“We begin with the hypothesis that any subject can be taught in some intellectually honest form to any child at any stage of development.” (Jerome Bruner, 1960)
The theme of the second #chemedcarnival is “What education research has most influenced your practice?”
I am definitely first and foremost a practitioner; not quite a ‘doer not a thinker’ but practice is always first and foremost in my approach to chemistry education. When I was a new teacher I would often hear students, especially higher achievers, express frustration that their teachers had been lying to them about aspects of the chemistry curriculum. This tended to be most vociferous with topics like atomic structure, A level students complaining that they were fed lies when presented with the ‘2.8.8. shells’ model of electron arrangements at GCSE.
It wasn’t until I had several years of experience behind me that I came across the concept of the spiral curriculum and therefore the work of Jerome Bruner that underpins it.
There are 2 common curriculum models in the world, the blocked model and the spiral model. In a blocked model, students meet chunks of subjects and often don’t meet them again in their compulsory schooling. This kind of curriculum is most often seen in states in the USA where pupils may have ‘chemistry’ in a particular grade and not be taught chemistry again until several years later in their pre-college education (eg.

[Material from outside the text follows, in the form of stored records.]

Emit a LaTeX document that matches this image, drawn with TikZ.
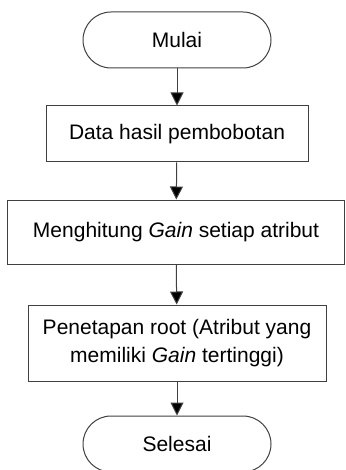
\documentclass[tikz,border=0pt]{standalone}
\usepackage{fontspec}
\setmainfont{Liberation Sans}
\usepackage{tikz}
\usetikzlibrary{arrows.meta}
\usetikzlibrary{shapes}
\usetikzlibrary{positioning}

\definecolor{garis}{HTML}{404040}

\tikzset{
	terminal/.style={draw=garis, line width=0.5pt, rounded corners=14pt, minimum width=94pt, minimum height=28pt, inner sep=0pt, align=center},
	proses/.style={draw=garis, line width=0.5pt, minimum height=28pt, inner sep=0pt, align=center},
	panah/.style={draw=garis, line width=0.5pt, -{Triangle[length=6.5pt, width=6.5pt, fill=black]}}
}

\begin{document}
\begin{tikzpicture}[x=0.5pt, y=-0.5pt, font=\fontsize{10.5}{14}\selectfont]
		\useasboundingbox (0,0) rectangle (345,470);
		\node[terminal] (mulai) at (177,40) {Mulai};
		\node[proses, minimum width=131pt] (data) at (177,134) {Data hasil pembobotan};
		\node[proses, minimum width=168.5pt, minimum height=32pt] (gain) at (176,232) {Menghitung \textit{Gain} setiap atribut};
		\node[proses, minimum width=149pt, minimum height=38pt] (root) at (177,343) {Penetapan root (Atribut yang\\memiliki \textit{Gain} tertinggi)};
		\node[terminal] (selesai) at (177,444) {Selesai};
		
		\draw[panah] (mulai) -- (data);
		\draw[panah] (data) -- (gain);
		\draw[panah] (gain) -- (root);
		\draw[panah] (root) -- (selesai);
		\end{tikzpicture}
\end{document}
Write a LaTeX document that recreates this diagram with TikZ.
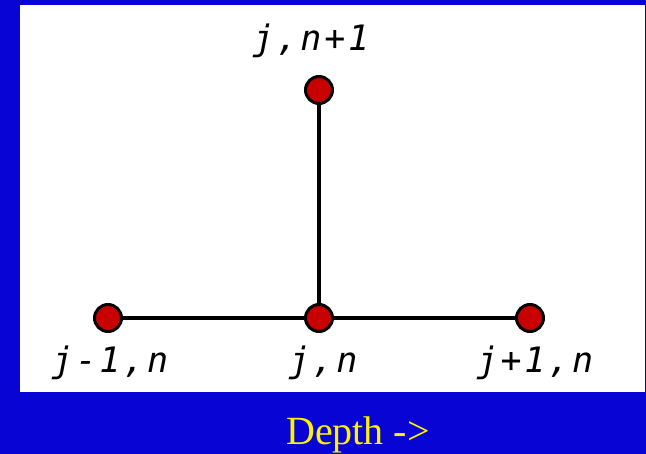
\documentclass[tikz,border=0pt]{standalone}
\usepackage{fontspec}
\usetikzlibrary{backgrounds}
\setmainfont{Liberation Serif}
\newfontfamily\gridfont{DejaVu Sans Mono Oblique}[LetterSpace=8]

\definecolor{slideblue}{RGB}{8,4,212}
\definecolor{pointred}{RGB}{200,0,0}

\tikzset{every picture/.style={line width=0.75pt}}
\tikzset{
  gridpt/.style={circle, draw=black, fill=pointred, line width=3pt,
                 minimum size=27pt, inner sep=0pt},
  gridlabel/.style={font=\gridfont\fontsize{35}{35}\selectfont, inner sep=0pt},
  link/.style={line width=4pt}
}

\begin{document}
\begin{tikzpicture}[x=1pt,y=-1pt]
  % --- les points ---
  \node[gridpt] (up) at (319,90) {};
  \node[gridpt] (left) at (108,318) {};
  \node[gridpt] (mid) at (319,318) {};
  \node[gridpt] (right) at (530,318) {};

  % --- fond et liaisons ---
  \begin{scope}[on background layer]
    \fill[slideblue] (0,0) rectangle (646,454);
    \fill[white] (20,5) rectangle (645,392);
    \draw[link] (left.center) -- (mid.center);
    \draw[link] (mid.center) -- (right.center);
    \draw[link] (up.center) -- (mid.center);
  \end{scope}
  \useasboundingbox (0,0) rectangle (646,454);

  \node[gridlabel, anchor=base] (lup) at (311,51) {j,n+1};
  \node[gridlabel, anchor=base] (lleft) at (110,373) {j-1,n};
  \node[gridlabel, anchor=base] (lmid) at (323,373) {j,n};
  \node[gridlabel, anchor=base] (lright) at (535,373) {j+1,n};

  % --- légende ---
  \node[text=yellow, font=\fontsize{40}{40}\selectfont, anchor=base,
        inner sep=0pt] (depth) at (358,445) {Depth ->};
\end{tikzpicture}
\end{document}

Advanced Placement courses).
Spiral curricula are commonly seen in Europe and it is these that cause the frustrations I heard voiced by my pupils. A concept (e.g. ‘acids’) is introduced several times over a student’s academic career and in each iteration the concept gets more challenging.
For example – pupil experience of acids
- 11-14 years old – basic definition, general reactions, identifying pH with indicators and pH meter
- 14-16 years old – titration as a method of analysing acid concentration, strong and weak acids as a function of extent of dissociation
- 16-18 years old (post compulsory) – mathematical definition of pH, calculation of pH for strong and weak acids (incl use of Ka), pH curves and indicator choice including equivalence point.
The work that underpins the design of spiral curricula is attributed to the educational psychologist, Jerome Bruner. A constructivist thinker, Bruner believed that all concepts can be taught to children on some intellectual level. His work was in direct opposition to that of Piaget who believed children were incapable of understanding concepts until they reached particular levels of maturity.
Key features of the spiral curriculum based on Bruner’s work are: (1) The student revisits a topic, theme or subject several times throughout their school career; (2) The complexity of the topic or theme increases with each revisit; and (3) New learning has a relationship with old learning and is put in context with the old information. 
The main body of Bruner’s work was done in the 1960s and 70s but it has significant relevance today. Whilst discussions in modern education often reference cognitive load theory, a well-designed spiral curriculum using Bruner’s principles scaffolds concepts, supporting a steady approach to conceptual understanding that should not overload pupils.
So, how did this work influence me?
- It gave me evidence to support my discussions with pupils when they vent their frustrations about being ‘lied’ to. Now I discuss with them the idea of models with increasing complexity and how they are fitted for their audiences.
- As I gained experience in the craft of teaching and began to design my own curricula for schools I have worked in it gave me a blueprint for good curriculum design which supports many of the cognitive science that is currently en vogue in education (e.g. spaced practice, interleaving).
- I gained a new approach to differentiation in both directions. Where pupils were struggling with a concept, I knew how to dial back to the previously secure knowledge and build this up to allow them to access the new, more difficult concepts. For higher achievers I am more able to design challenging questions and introduce snapshots of how the concept develops beyond their current stage (e.g. I had some 12-13 year old pupils doing simple pH calculations and looking for the pattern between the [H+] and the pH output from their calculator.
As someone who works in both secondary and higher education I see that the spiral model tends to fall down following transfer to undergraduate study. With more teaching and scholarship focused academics, this is beginning to right itself as discussions about prior understanding gain traction.